■ **DATA SECTION**
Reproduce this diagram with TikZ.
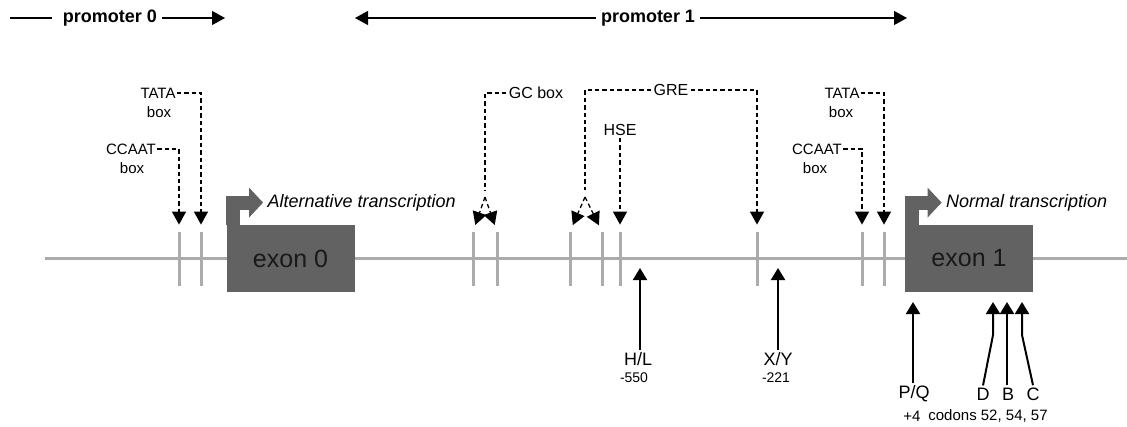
\documentclass[tikz,border=0pt]{standalone}
\usepackage{fontspec}
\setmainfont{Liberation Sans}
\usetikzlibrary{arrows.meta,positioning,calc}
\definecolor{dnagray}{HTML}{ABABAB}
\definecolor{exongray}{HTML}{626262}
\tikzset{>={Triangle[length=6.5pt,width=7pt]}}

\begin{document}
\begin{tikzpicture}[x=0.5pt,y=-0.5pt,
   tick/.style={fill=dnagray,minimum width=1.5pt,minimum height=27pt,inner sep=0},
   exon/.style={fill=exongray,minimum width=64pt,minimum height=33.5pt,inner sep=0,font=\fontsize{12.5}{14}\selectfont,text=black!90},
   bent/.style={line width=7pt,exongray,-{Triangle[length=7pt,width=14.5pt]}},
   tr/.style={font=\fontsize{9}{10}\selectfont\itshape,inner sep=1pt},
   site/.style={font=\fontsize{7.5}{8.5}\selectfont,inner sep=0.5pt},
   fac/.style={font=\fontsize{8}{9.5}\selectfont,inner sep=1pt},
   mut/.style={font=\fontsize{9}{10}\selectfont,inner sep=1pt},
   num/.style={font=\fontsize{7}{8}\selectfont,inner sep=1pt},
   prom/.style={font=\fontsize{9}{10}\selectfont\bfseries,inner sep=2.5pt},
   dsh/.style={dash pattern=on 2.2pt off 1.5pt,line width=0.65pt,->,shorten >=3.5pt},
   up/.style={line width=1pt,-{Triangle[length=6pt,width=7pt]}},
   pr/.style={line width=0.6pt}]
  \useasboundingbox (0,0) rectangle (1127,427);
  % promoter ranges
  \coordinate (p0a) at (10,18);
  \coordinate (p0b) at (225,18);
  \node[prom] (p0) at (110,18) {promoter 0};
  \draw[pr] (p0a) -- ++(42,0);
  \draw[pr,->] (p0.east) -- (p0b);
  \coordinate (p1a) at (355,18);
  \coordinate (p1b) at (907,18);
  \node[prom] (p1) at (648,18) {promoter 1};
  \draw[pr,->] (p1.west) -- (p1a);
  \draw[pr,->] (p1.east) -- (p1b);
  % dna strand
  \coordinate (dnaa) at (45,258);
  \coordinate (dnab) at (1127,258);
  \draw[dnagray,line width=1.5pt] (dnaa) -- (dnab);
  \node[tick] (ccaat0) at (179,259) {};
  \node[tick] (tata0) at (201,259) {};
  \node[tick] (gc1) at (473,259) {};
  \node[tick] (gc2) at (497,259) {};
  \node[tick] (gre1) at (570,259) {};
  \node[tick] (gre2) at (602,259) {};
  \node[tick] (hse) at (620,259) {};
  \node[tick] (gre3) at (757,259) {};
  \node[tick] (ccaat1) at (862,259) {};
  \node[tick] (tata1) at (884,259) {};
  \node[exon] (ex0) at (290.5,258.5) {exon 0};
  \node[exon] (ex1) at (969,258.5) {exon 1};
  \draw[bent] ([xshift=3.5pt]ex0.north west) -- ++(0,-22) -- ++(30,0) coordinate (alttip);
  \draw[bent] ([xshift=3.5pt]ex1.north west) -- ++(0,-22) -- ++(30,0) coordinate (normtip);
  \node[tr,anchor=west] (alt) at ([xshift=1pt]alttip) {Alternative transcription};
  \node[tr,anchor=west] (norm) at ([xshift=1pt]normtip) {Normal transcription};
  % binding sites
  \node[site] (lccaat0) at (131,149) {CCAAT};
  \node[site] (bccaat0) at (132,168) {box};
  \node[site] (ltata0) at (158,93) {TATA};
  \node[site] (btata0) at (159,112) {box};
  \node[site] (lccaat1) at (817,149) {CCAAT};
  \node[site] (bccaat1) at (815,168) {box};
  \node[site] (ltata1) at (842,93) {TATA};
  \node[site] (btata1) at (841,112) {box};
  \node[fac] (lgc) at (536,93) {GC box};
  \node[fac] (lgre) at (671,90) {GRE};
  \node[fac] (lhse) at (620,130) {HSE};
  \coordinate (gcsplit) at (485,197);
  \coordinate (gresplit) at (585,197);
  \draw[dsh] (lccaat0.east) -| (ccaat0.north);
  \draw[dsh] (ltata0.east) -| (tata0.north);
  \draw[dsh] (lccaat1.east) -| (ccaat1.north);
  \draw[dsh] (ltata1.east) -| (tata1.north);
  \draw[dsh,-] (lgc.west) -| (gcsplit);
  \draw[dsh] (gcsplit) -- (gc1.north);
  \draw[dsh] (gcsplit) -- (gc2.north);
  \draw[dsh,-] (lgre.west) -| (gresplit);
  \draw[dsh] (gresplit) -- (gre1.north);
  \draw[dsh] (gresplit) -- (gre2.north);
  \draw[dsh] (lgre.east) -| (gre3.north);
  \draw[dsh] (lhse.south) -- (hse.north);
  % polymorphisms
  \coordinate (sitehl) at (640,268);
  \coordinate (sitexy) at (778,268);
  \coordinate (sitepq) at (913,302);
  \coordinate (sited) at (993,302);
  \coordinate (siteb) at (1007,302);
  \coordinate (sitec) at (1022,302);
  \node[mut] (lhl) at (638,359) {H/L};
  \node[num] (nhl) at (634,378) {-550};
  \node[mut] (lxy) at (778,359) {X/Y};
  \node[num] (nxy) at (776,378) {-221};
  \node[mut] (lpq) at (914,394) {P/Q};
  \node[mut] (ld) at (983,394) {D};
  \node[mut] (lb) at (1008,394) {B};
  \node[mut] (lc) at (1033,394) {C};
  \node[num,font=\fontsize{7.5}{8.5}\selectfont] (npq) at (912,416) {+4};
  \node[num,font=\fontsize{7.5}{8.5}\selectfont] (ncod) at (988,416) {codons 52, 54, 57};
  \draw[up] (lhl.north -| sitehl) -- (sitehl);
  \draw[up] (lxy.north -| sitexy) -- (sitexy);
  \draw[up] (lpq.north -| sitepq) -- (sitepq);
  \draw[up] (ld.north) -- ($(sited)+(0,33)$) -- (sited);
  \draw[up] (lb.north -| siteb) -- (siteb);
  \draw[up] (lc.north) -- ($(sitec)+(0,33)$) -- (sitec);
\end{tikzpicture}
\end{document}
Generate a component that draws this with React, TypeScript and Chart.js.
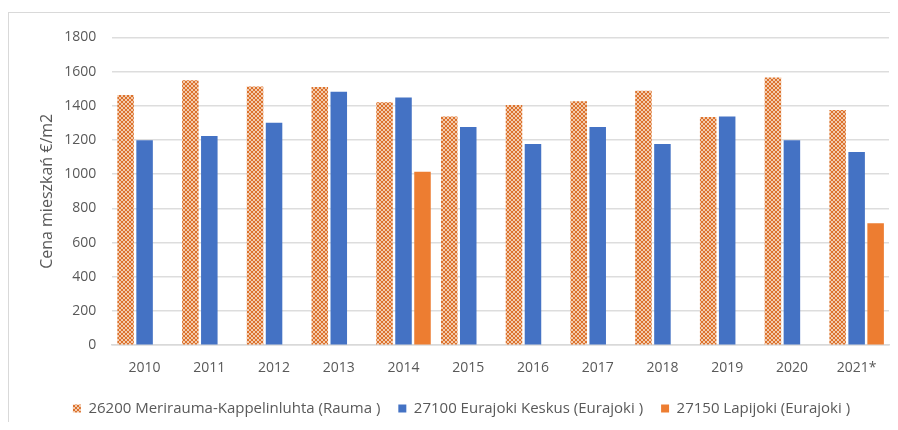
import React, { useEffect, useRef } from "react";
import { Chart, registerables } from "chart.js";

Chart.register(...registerables);

const years = ["2010", "2011", "2012", "2013", "2014", "2015", "2016", "2017", "2018", "2019", "2020", "2021*"];
const rauma = [1463, 1550, 1513, 1510, 1421, 1338, 1405, 1426, 1488, 1335, 1565, 1376];
const eurajoki = [1199, 1224, 1301, 1482, 1448, 1276, 1176, 1276, 1176, 1338, 1199, 1130];
const lapijoki = [null, null, null, null, 1014, null, null, null, null, null, null, 713];
const seriesNames = [
  "26200 Merirauma-Kappelinluhta (Rauma )",
  "27100 Eurajoki Keskus (Eurajoki )",
  "27150 Lapijoki (Eurajoki )",
];

function makePattern(): CanvasPattern | string {
  const c = document.createElement("canvas");
  c.width = 4;
  c.height = 4;
  const g = c.getContext("2d");
  if (!g) return "#ED7D31";
  g.fillStyle = "#f3cbad";
  g.fillRect(0, 0, 4, 4);
  g.fillStyle = "#dc722d";
  g.fillRect(0, 0, 2, 2);
  g.fillRect(2, 2, 2, 2);
  const p = g.createPattern(c, "repeat");
  return p || "#ED7D31";
}

export default function App() {
  const ref = useRef<HTMLCanvasElement | null>(null);
  useEffect(() => {
    if (!ref.current) return;
    const font = { family: "'Open Sans', sans-serif", size: 14 };
    const chart = new Chart(ref.current, {
      type: "bar",
      data: {
        labels: years,
        datasets: [
          { label: seriesNames[0], data: rauma, backgroundColor: makePattern() as any },
          { label: seriesNames[1], data: eurajoki, backgroundColor: "#4472C4" },
          { label: seriesNames[2], data: lapijoki, backgroundColor: "#ED7D31" },
        ],
      },
      options: {
        animation: false,
        responsive: false,
        maintainAspectRatio: false,
        layout: { padding: { top: 19, right: 9, left: 25, bottom: 0 } },
        datasets: { bar: { categoryPercentage: 0.88, barPercentage: 0.87 } },
        plugins: {
          tooltip: { enabled: false },
          legend: {
            position: "bottom",
            labels: {
              boxWidth: 8,
              boxHeight: 8,
              padding: 18,
              color: "#595959",
              font: { family: "'Open Sans', sans-serif", size: 15 },
            },
          },
        },
        scales: {
          x: {
            grid: { display: false, drawTicks: false },
            border: { display: true, color: "#d9d9d9", width: 1.5 },
            ticks: { color: "#595959", font, padding: 14 },
            afterFit: (scale: any) => {
              scale.height -= 7;
            },
          },
          y: {
            min: 0,
            max: 1800,
            ticks: {
              stepSize: 200,
              color: "#595959",
              font,
              padding: 16,
              callback: (v: any) => String(v),
            },
            grid: { color: "#dddddd", lineWidth: 1.5, drawTicks: false },
            border: { display: false },
            title: {
              display: true,
              text: "Cena mieszkań €/m2",
              color: "#595959",
              font: { family: "'Open Sans', sans-serif", size: 16 },
              padding: { top: 4, bottom: -9 },
            },
          },
        },
      },
    });
    return () => chart.destroy();
  }, []);
  return (
    <div
      style={{
        position: "relative",
        top: 4,
        width: 890,
        height: 414,
        borderLeft: "1px solid #d9d9d9",
        borderTop: "1px solid #d9d9d9",
        boxSizing: "border-box",
      }}
    >
      <canvas ref={ref} width={889} height={413} style={{ display: "block" }} />
    </div>
  );
}
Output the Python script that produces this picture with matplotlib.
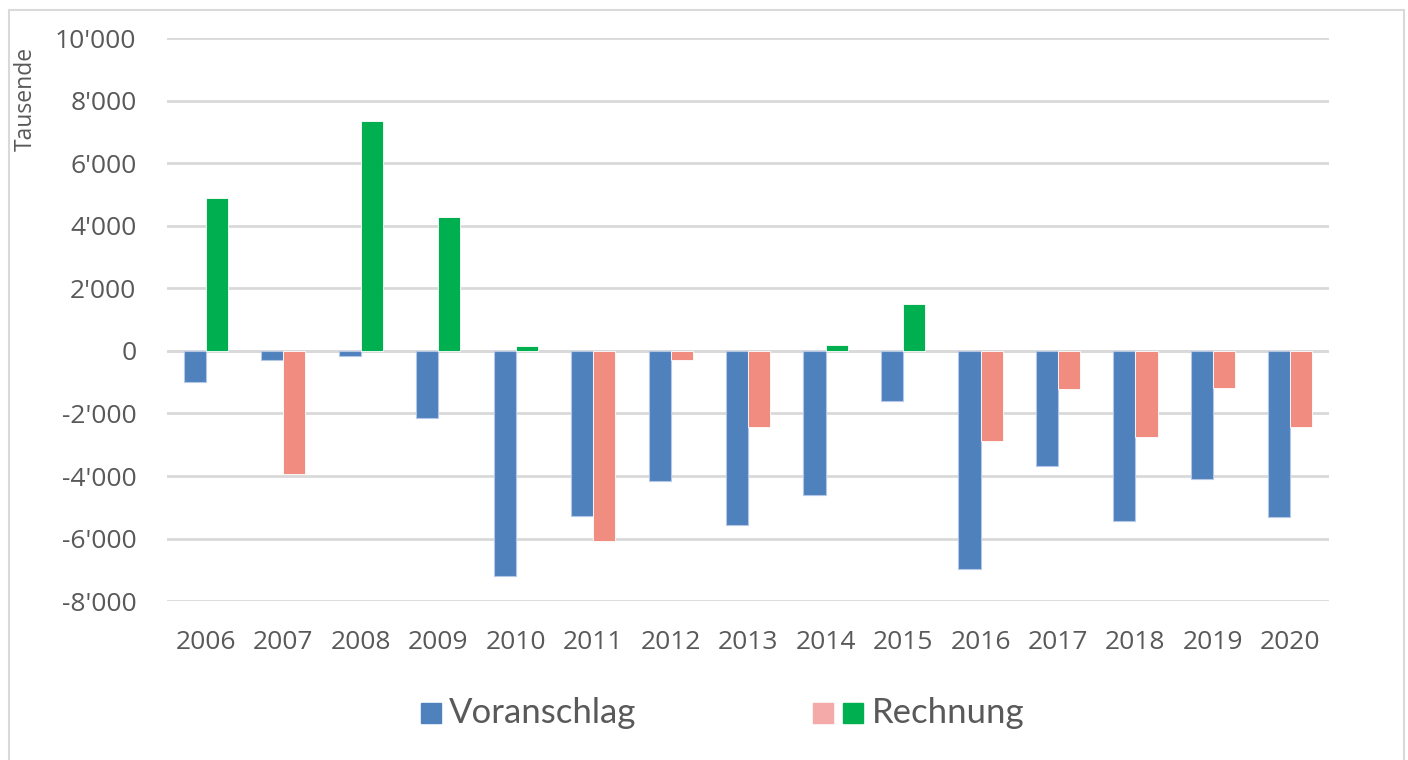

■ **SET TASK**
Word for word, restate the lines beginning with the one that has "Generate a component" and ending with the one that has "Chart.register(...registerables);". Keep both ends and skip any pictures.

■ **SOLUTION**
Generate a component that draws this with React, TypeScript and Chart.js.
import React, { useEffect, useRef } from "react";
import { Chart, registerables } from "chart.js";

Chart.register(...registerables);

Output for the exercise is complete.